------ Collected material ------

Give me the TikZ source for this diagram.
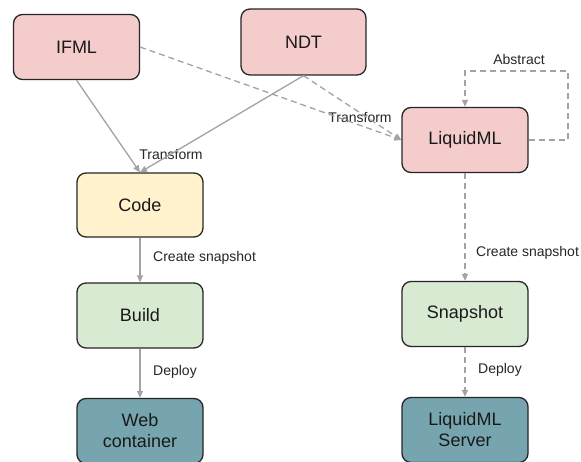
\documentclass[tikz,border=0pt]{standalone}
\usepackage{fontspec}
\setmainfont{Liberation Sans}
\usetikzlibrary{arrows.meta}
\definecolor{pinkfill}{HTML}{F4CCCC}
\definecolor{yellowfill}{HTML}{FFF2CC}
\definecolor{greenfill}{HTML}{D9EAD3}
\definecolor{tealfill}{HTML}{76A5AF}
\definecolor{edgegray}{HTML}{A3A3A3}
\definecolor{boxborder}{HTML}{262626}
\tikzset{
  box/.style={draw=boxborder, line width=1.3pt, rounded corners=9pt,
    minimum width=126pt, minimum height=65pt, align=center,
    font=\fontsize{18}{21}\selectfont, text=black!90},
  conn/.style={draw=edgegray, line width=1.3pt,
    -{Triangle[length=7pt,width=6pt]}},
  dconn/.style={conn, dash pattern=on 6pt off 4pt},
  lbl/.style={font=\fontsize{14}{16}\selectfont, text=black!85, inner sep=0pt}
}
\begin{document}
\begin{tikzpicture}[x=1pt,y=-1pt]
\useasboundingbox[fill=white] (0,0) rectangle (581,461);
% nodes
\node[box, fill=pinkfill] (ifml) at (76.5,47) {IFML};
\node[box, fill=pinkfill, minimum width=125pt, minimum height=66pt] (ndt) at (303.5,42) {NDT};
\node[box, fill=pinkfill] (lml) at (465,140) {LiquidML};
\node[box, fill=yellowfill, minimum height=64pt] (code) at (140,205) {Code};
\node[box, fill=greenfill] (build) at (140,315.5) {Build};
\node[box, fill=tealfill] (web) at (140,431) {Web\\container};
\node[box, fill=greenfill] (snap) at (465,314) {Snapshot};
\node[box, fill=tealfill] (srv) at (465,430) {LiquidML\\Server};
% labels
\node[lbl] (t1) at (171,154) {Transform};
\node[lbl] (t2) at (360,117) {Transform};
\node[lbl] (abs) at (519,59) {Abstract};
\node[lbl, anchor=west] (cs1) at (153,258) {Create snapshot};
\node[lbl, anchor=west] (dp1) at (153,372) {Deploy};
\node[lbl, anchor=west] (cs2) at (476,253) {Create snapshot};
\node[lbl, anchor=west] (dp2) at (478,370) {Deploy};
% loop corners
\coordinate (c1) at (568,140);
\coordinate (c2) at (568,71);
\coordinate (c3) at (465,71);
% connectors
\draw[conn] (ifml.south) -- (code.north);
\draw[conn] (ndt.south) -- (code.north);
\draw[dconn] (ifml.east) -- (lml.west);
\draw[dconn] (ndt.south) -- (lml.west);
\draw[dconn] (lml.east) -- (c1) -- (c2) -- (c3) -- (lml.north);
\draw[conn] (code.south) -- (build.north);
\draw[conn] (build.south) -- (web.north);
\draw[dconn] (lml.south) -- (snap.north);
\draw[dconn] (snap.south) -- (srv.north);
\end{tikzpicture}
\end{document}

------

### What is being asked
Copy out all of the data word for word. Do not carry over any picture.

### Response to the exercise
Give me the TikZ source for this diagram.
\documentclass[tikz,border=0pt]{standalone}
\usepackage{fontspec}
\setmainfont{Liberation Sans}
\usetikzlibrary{arrows.meta}
\definecolor{pinkfill}{HTML}{F4CCCC}
\definecolor{yellowfill}{HTML}{FFF2CC}
\definecolor{greenfill}{HTML}{D9EAD3}
\definecolor{tealfill}{HTML}{76A5AF}
\definecolor{edgegray}{HTML}{A3A3A3}
\definecolor{boxborder}{HTML}{262626}
\tikzset{
  box/.style={draw=boxborder, line width=1.3pt, rounded corners=9pt,
    minimum width=126pt, minimum height=65pt, align=center,
    font=\fontsize{18}{21}\selectfont, text=black!90},
  conn/.style={draw=edgegray, line width=1.3pt,
    -{Triangle[length=7pt,width=6pt]}},
  dconn/.style={conn, dash pattern=on 6pt off 4pt},
  lbl/.style={font=\fontsize{14}{16}\selectfont, text=black!85, inner sep=0pt}
}
\begin{document}
\begin{tikzpicture}[x=1pt,y=-1pt]
\useasboundingbox[fill=white] (0,0) rectangle (581,461);
% nodes
\node[box, fill=pinkfill] (ifml) at (76.5,47) {IFML};
\node[box, fill=pinkfill, minimum width=125pt, minimum height=66pt] (ndt) at (303.5,42) {NDT};
\node[box, fill=pinkfill] (lml) at (465,140) {LiquidML};
\node[box, fill=yellowfill, minimum height=64pt] (code) at (140,205) {Code};
\node[box, fill=greenfill] (build) at (140,315.5) {Build};
\node[box, fill=tealfill] (web) at (140,431) {Web\\container};
\node[box, fill=greenfill] (snap) at (465,314) {Snapshot};
\node[box, fill=tealfill] (srv) at (465,430) {LiquidML\\Server};
% labels
\node[lbl] (t1) at (171,154) {Transform};
\node[lbl] (t2) at (360,117) {Transform};
\node[lbl] (abs) at (519,59) {Abstract};
\node[lbl, anchor=west] (cs1) at (153,258) {Create snapshot};
\node[lbl, anchor=west] (dp1) at (153,372) {Deploy};
\node[lbl, anchor=west] (cs2) at (476,253) {Create snapshot};
\node[lbl, anchor=west] (dp2) at (478,370) {Deploy};
% loop corners
\coordinate (c1) at (568,140);
\coordinate (c2) at (568,71);
\coordinate (c3) at (465,71);
% connectors
\draw[conn] (ifml.south) -- (code.north);
\draw[conn] (ndt.south) -- (code.north);
\draw[dconn] (ifml.east) -- (lml.west);
\draw[dconn] (ndt.south) -- (lml.west);
\draw[dconn] (lml.east) -- (c1) -- (c2) -- (c3) -- (lml.north);
\draw[conn] (code.south) -- (build.north);
\draw[conn] (build.south) -- (web.north);
\draw[dconn] (lml.south) -- (snap.north);
\draw[dconn] (snap.south) -- (srv.north);
\end{tikzpicture}
\end{document}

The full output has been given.